Um manifestante carrega um pneu em chamas durante protesto em Kiev, na Ucrânia (Bulent Kilic/AFP)
Guilherme Dearo
Publicado em 28 de abril de 2014 às 07h59.
São Paulo – Os violentos protestos em Kiev mostram que a Ucrânia é o centro de uma disputa nada velada entre a Rússia e o Ocidente.
Fora o interesse dos próprios ucranianos em quererem um país melhor, são os interesses de Vladimir Putin e da União Europeia que estão em jogo.
Em novembro de 2013, o presidente Viktor Yanukovich interrompeu uma negociação de três anos com o bloco europeu, o que traria alguns benefícios para a economia ucraniana.
A paralisação do acordo teve não só um dedo, mas toda a mão de Putin, que ameaçou cortar o fornecimento de gás à Ucrânia e outras ajudas econômicas.
Foi o estopim para as manifestações e a escalada de violência.
País dividido
A influência de Putin mostra como a Ucrânia está dividida entre Ocidente e Oriente.
Boa parte dos ucranianos querem se aproximar da União Europeia, dizem que “querem ser europeus”.
Durante o século 20, até 1991, eles pertenceram à União Soviética. Não querem voltar aos domínios russos.
Já outra parte da população tem descendência direta dos russos - em diversas regiões se fala russo e se ensina a língua nas escolas.
Nas cidades do lado ocidental, voltada para a Europa, acontecem os protestos: Kiev, Lviv, Ternopil. Cidades de regiões onde o partido pró-ocidente ganhou a maioria dos votos nas últimas eleições presidenciais, em 2010.
Já nas cidades do sul e do lado oriental, voltadas para a Rússia, como Donetsk e Zaporoje, o silêncio do povo é uma forma de concordar com a repressão policial nas manifestações.
Ali não há manifestações. E foi onde justamente o presidente Yanukovich ganhou os seus votos e onde se fala russo.
Na economia, o país também é dividido. A Rússia é o maior parceiro comercial dos ucranianos, importando 165 bilhões de dólares (2012); mas a União Europeia não fica atrás, comprando 48 bilhões de dólares.
Um novo império soviético
A Rússia consegue pressionar facilmente a Ucrânia porque vende a ela gás a preços baixos. Em 2010, um acordo barateou em 30% o gás fornecido.

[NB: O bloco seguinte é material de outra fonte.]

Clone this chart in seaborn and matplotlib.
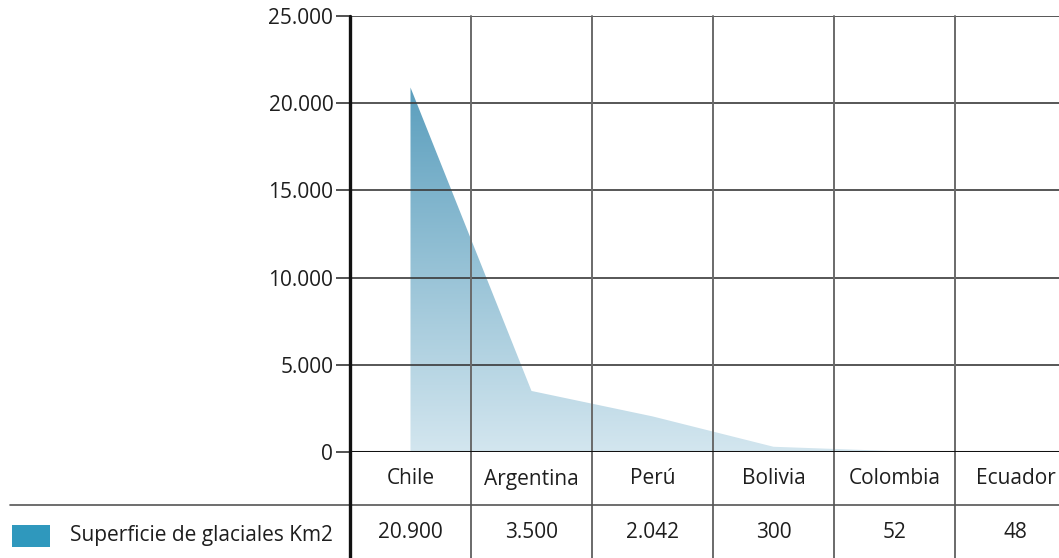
import numpy as np
import pandas as pd
import matplotlib
matplotlib.use("Agg")
import matplotlib.pyplot as plt
import seaborn as sns
from matplotlib.colors import LinearSegmentedColormap
from matplotlib.patches import Rectangle

# Glacier surface by country (km2)
countries = ["Chile", "Argentina", "Perú", "Bolivia", "Colombia", "Ecuador"]
surface_km2 = [20900, 3500, 2042, 300, 52, 48]
value_labels = ["20.900", "3.500", "2.042", "300", "52", "48"]
y_ticks = [0, 5000, 10000, 15000, 20000, 25000]
y_tick_labels = ["0", "5.000", "10.000", "15.000", "20.000", "25.000"]
series_name = "Superficie de glaciales Km2"

sns.set_style("white")
plt.rcParams["font.family"] = ["Open Sans", "DejaVu Sans"]
FS = 15
TXT = "#1e1e1e"

W, H = 1059, 558
fig = plt.figure(figsize=(W / 100, H / 100), dpi=100)
ax = fig.add_axes([350 / W, 1 - 452 / H, 1 - 350 / W, 436 / H])

df = pd.DataFrame({"pais": countries, "km2": surface_km2, "pos": np.arange(len(countries))})

col_w = 121.0
x_max = -0.5 + (W - 350) / col_w

# top edge of the area (no visible stroke) and the gradient-filled region below it
sns.lineplot(data=df, x="pos", y="km2", ax=ax, linewidth=0, color="#5a9ebd")
poly = ax.fill_between(df["pos"], df["km2"], 0, facecolor="none", edgecolor="none", zorder=1)
cmap = LinearSegmentedColormap.from_list("ice", ["#d3e6ef", "#5a9ebd"])
grad = np.linspace(0, 1, 256).reshape(-1, 1)
img = ax.imshow(grad, cmap=cmap, origin="lower", aspect="auto",
                extent=(-0.5, x_max, 0, 21000), zorder=1, interpolation="bilinear")
img.set_clip_path(poly.get_paths()[0], transform=ax.transData)
ax.set_xlim(-0.5, x_max)
ax.set_ylim(0, 25000)

# horizontal grid + tick labels
ax.set_yticks(y_ticks)
ax.set_yticklabels(y_tick_labels, fontsize=FS, color=TXT)
ax.tick_params(axis="y", length=10, width=1.2, color="#333333", pad=2, left=True)
ax.set_xticks([])
ax.set_xlabel("")
ax.set_ylabel("")
for v in y_ticks[1:]:
    ax.axhline(v, color="#3a3a3a", linewidth=1.2, zorder=2)
ax.axhline(0, color="#111111", linewidth=2.2, zorder=3)

for s in ["top", "right", "bottom", "left"]:
    ax.spines[s].set_visible(False)

xt = ax.get_xaxis_transform()
bottom_frac = -(H - 452) / 436
# column separators running through the table
for b in np.arange(0.5, len(countries) - 0.5, 1.0):
    ax.plot([b, b], [bottom_frac, 1], transform=xt, color="#6a6a6a",
            linewidth=1.4, clip_on=False, zorder=2)
# main vertical axis line
ax.plot([-0.5, -0.5], [bottom_frac, 1], transform=xt, color="#111111",
        linewidth=2.4, clip_on=False, zorder=4)

# table rows
row_line = -(505 - 452) / 436
ax.plot([-0.5 + (10 - 350) / col_w, x_max], [row_line, row_line], transform=xt,
        color="#555555", linewidth=1.2, clip_on=False, zorder=2)
row1 = -(479 - 452) / 436
row2 = -(532 - 452) / 436
for i, (name, lab) in enumerate(zip(countries, value_labels)):
    ax.text(i, row1, name, transform=xt, ha="center", va="center",
            fontsize=FS, color=TXT)
    ax.text(i, row2, lab, transform=xt, ha="center", va="center",
            fontsize=FS, color=TXT)

# legend swatch and series name
fig.patches.append(Rectangle((12 / W, 1 - 547 / H), 38 / W, 22 / H,
                             transform=fig.transFigure, facecolor="#2f98bd",
                             edgecolor="none"))
fig.text(70 / W, 1 - 536 / H, series_name, ha="left", va="center",
         fontsize=FS, color=TXT)

fig.savefig("out.png", dpi=100)
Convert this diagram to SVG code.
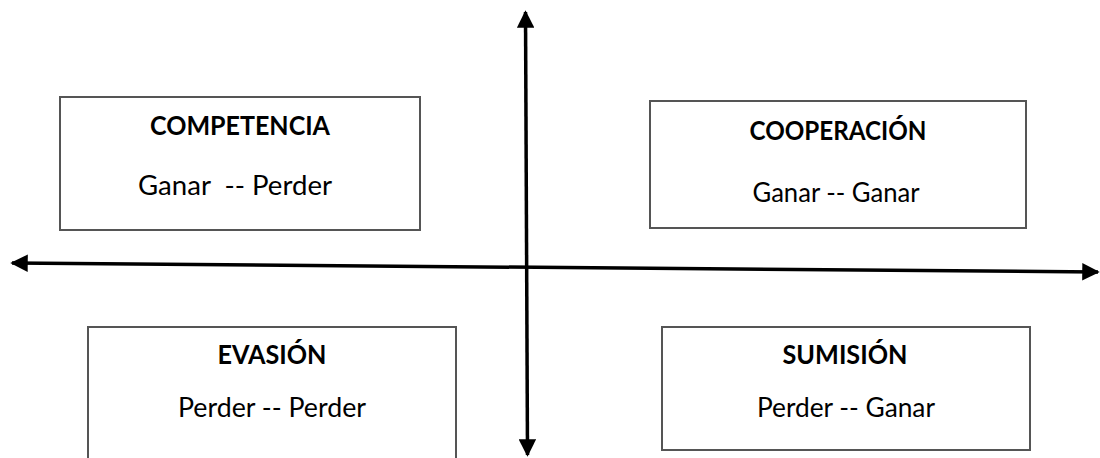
<svg xmlns="http://www.w3.org/2000/svg" width="1100" height="458" viewBox="0 0 1100 458">
  <style>
    .box { fill: #ffffff; stroke: #555555; stroke-width: 2; }
    .title { font-family: Lato, "Open Sans", sans-serif; font-weight: bold; font-size: 26px; fill: #000; text-anchor: middle; }
    .sub { font-family: Lato, "Open Sans", sans-serif; font-size: 26px; fill: #000; text-anchor: middle; white-space: pre; }
    .axis { stroke: #000; stroke-width: 3.5; fill: none; }
  </style>
  <defs>
    <marker id="head" viewBox="0 0 10 10" refX="9" refY="5" markerWidth="5" markerHeight="5" orient="auto-start-reverse" markerUnits="strokeWidth">
      <path d="M0,0 L10,5 L0,10 Z" fill="#000"/>
    </marker>
  </defs>

  <rect width="1100" height="458" fill="#ffffff"/>

  <g id="competencia">
    <rect class="box" x="60" y="97" width="360" height="133"/>
    <text class="title" x="240" y="135" textLength="180" lengthAdjust="spacingAndGlyphs">COMPETENCIA</text>
    <text class="sub" x="235" y="195" xml:space="preserve" textLength="194" lengthAdjust="spacingAndGlyphs">Ganar  -- Perder</text>
  </g>

  <g id="cooperacion">
    <rect class="box" x="650" y="101" width="376" height="127"/>
    <text class="title" x="838" y="140" textLength="177" lengthAdjust="spacingAndGlyphs">COOPERACIÓN</text>
    <text class="sub" x="836" y="202" textLength="167" lengthAdjust="spacingAndGlyphs">Ganar -- Ganar</text>
  </g>

  <g id="evasion">
    <rect class="box" x="88" y="327" width="368" height="140"/>
    <text class="title" x="272" y="364" textLength="109" lengthAdjust="spacingAndGlyphs">EVASIÓN</text>
    <text class="sub" x="272" y="417" textLength="188" lengthAdjust="spacingAndGlyphs">Perder -- Perder</text>
  </g>

  <g id="sumision">
    <rect class="box" x="662" y="327" width="368" height="123"/>
    <text class="title" x="845" y="364" textLength="125" lengthAdjust="spacingAndGlyphs">SUMISIÓN</text>
    <text class="sub" x="846" y="417" textLength="178" lengthAdjust="spacingAndGlyphs">Perder -- Ganar</text>
  </g>

  <g id="connectors">
    <line class="axis" x1="12" y1="263" x2="1098" y2="272" marker-start="url(#head)" marker-end="url(#head)"/>
    <line class="axis" x1="525.5" y1="12" x2="527.5" y2="455" marker-start="url(#head)" marker-end="url(#head)"/>
  </g>
</svg>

Diante do namoro entre governo ucraniano e Europa, Putin ameaça claramente cortar essa ajuda.
Putin também quer recuperar os poderes e influências da Rússia na Europa, em um saudosismo dos tempos de União Soviética.
Em uma espécie de nova Guerra Fria, ele vê na Ucrânia a sua chance de não ficar isolado na Europa ao criar o seu próprio “novo império”.
Ele viu aliados saírem de suas garras e se abrigarem na União Europeia, como Polônia, Sérvia, República Tcheca, Lituânia e Letônia.
Não quer de maneira alguma, portanto, perder a Ucrânia – importante parceiro, por onde passar os tubos que levam o gás russo à Europa e onde mantém uma base naval no Mar Negro.
Nas entrelinhas se fala que Putin adoraria incluir a Ucrânia na União Euroasiática, bloco econômico que ele quer inaugurar em 2015, a sua versão da União Europeia, que incluiria Bielorússia e Cazaquistão.
Armênia e Quirguistão também negociam a sua participação.
Consequências
Também nas entrelinhas, se fala em uma possível separação entre duas Ucrânias, mas é improvável que tal nova definição de fronteiras aconteça sem uma guerra civil.
No meio das manifestações, também cresce abaixo do radar os movimentos ultranacionalistas. Não são apenas ucranianos pró-Europa que estão nas ruas.
Muito dos combatentes são de partidos de direita e não são a favor nem da Europa e nem da Rússia: são a favor da Ucrânia.
Com o desenvolvimento dos protestos, esses políticos podem acabar se fortalecendo.